Para concluir, sólo con el «vamos a volver» no va a ser suficiente para seducir a esos contingentes sociales agredidos y ofendidos por el macrismo pero atrapados por los traicioneros efluvios de un relato científicamente concebido para desmovilizar y estimular la pasividad y la resignación. Esto es así porque la campaña propagandística del macrismo ha sido muy efectiva y, además, porque las asignaturas pendientes luego de doce años de gobierno kirchnerista son inocultables. Se hizo mucho y bien, pero no lo suficiente; y muchas cosas se hicieron mal y otras ni siquiera se hicieron (por ejemplo: una reforma tributaria, o la nacionalización del comercio exterior). Y, lo que se hizo bien se comunicó mal. Ensimismado en la engañosa seguridad de su indisputada hegemonía el gobierno perdió capacidad de leer lo que estaba ocurriendo en la sociedad, y especialmente lo que le estaba sucediendo a las propias bases sociales del electorado kirchnerista. Tampoco supo entender sus nuevas demandas económicas y sociales y tomar conciencia del vertiginoso cambio cultural que tornaba a las clases y capas populares impermeables a la interpelación del progresismo y críticas de las políticas asistencialistas del gobierno. Fenómeno epocal, no exclusivo de la Argentina. En Bolivia, Ecuador y Venezuela ha ocurrido lo mismo, si bien no tan intensamente como entre nosotros.
Será preciso elaborar un programa político que sistematice las propuestas de transformación social que llevará a cabo la nueva coalición política. Un programa de «desmercantilización» de la salud, la educación y la seguridad social, convertidas por el actual gobierno en infames mercancías cuando en realidad son derechos humanos.
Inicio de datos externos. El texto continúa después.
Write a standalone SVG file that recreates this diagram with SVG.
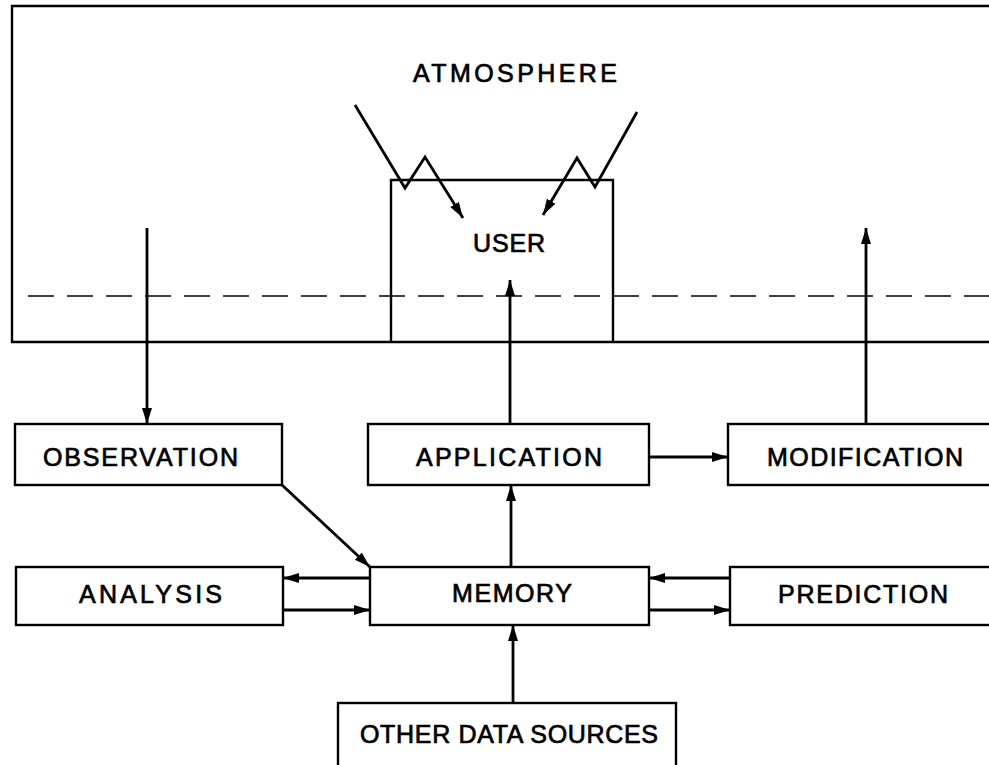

Un programa de recuperación de la democracia en el espacio público, hoy férreamente controlada por la oligarquía mediática. De preservación de los bienes comunes; de efectiva reforma del estado, para que pueda regular al mercado y no al revés, como ocurre en estos días. En suma, a partir de esta nueva construcción política realizar efectivamente un tránsito desde el gobierno al poder y, de ese modo, elevar el bienestar material y espiritual de millones de argentinas y argentinos. Un programa, en suma, que sea totalmente ajeno al eclecticismo de la «tercera posición» o la ilusión de un «capitalismo serio». Un programa, en suma, tendencialmente orientado hacia el socialismo.
Estamos en vísperas de un nuevo comienzo, desde el llano, con aliados titubeantes, o desconfiados, y enemigos envalentonados. Será una marcha cuesta arriba y difícil, pero si tenemos el rumbo claro y la organización adecuada, podríamos evitar lo peor en el 2019. Es más, diría que si actuamos con inteligencia y sin desmayos podríamos revertir el revés del 2015. Para ello será preciso creer en nuestras propias fuerzas y contar con un programa político de avanzada: antioligárquico, anticapitalista y antiimperialista. No hay que olvidar que el gobierno de Macri se enfrenta a un complejo panorama económico que sin un desenlace catastrófico a la vista; es decir, sin un 2001 en el horizonte, igual será muy duro para la gestión. La crisis general del capitalismo y el descrédito del neoliberalismo global, ahora condenado por el amo imperial, serán fuente de innumerables obstáculos para el éxito del proyecto de Cambiemos. Pero dejemos que nuestros enemigos hagan lo suyo, y no soñemos que van a trabajar para nuestra victoria. Somos nosotros quienes debemos aprestarnos adecuadamente para la batalla, y no esperar que ellos se equivoquen o caer nuevamente en el error de subestimar su vocación de dominio. El clima cultural los favorece, pero eso puede cambiar si se actúa con decisión y de cara a la verdad. El programa macrista acarreará enormes sufrimientos a nuestro pueblo. Debemos ser capaces de mostrar que hay otro camino, que otro mundo es posible, y que la nueva construcción política en ciernes podrá ser el instrumento idóneo para construir esa alternativa, superadora de las inexorables lacras del capitalismo en cualquiera de sus versiones.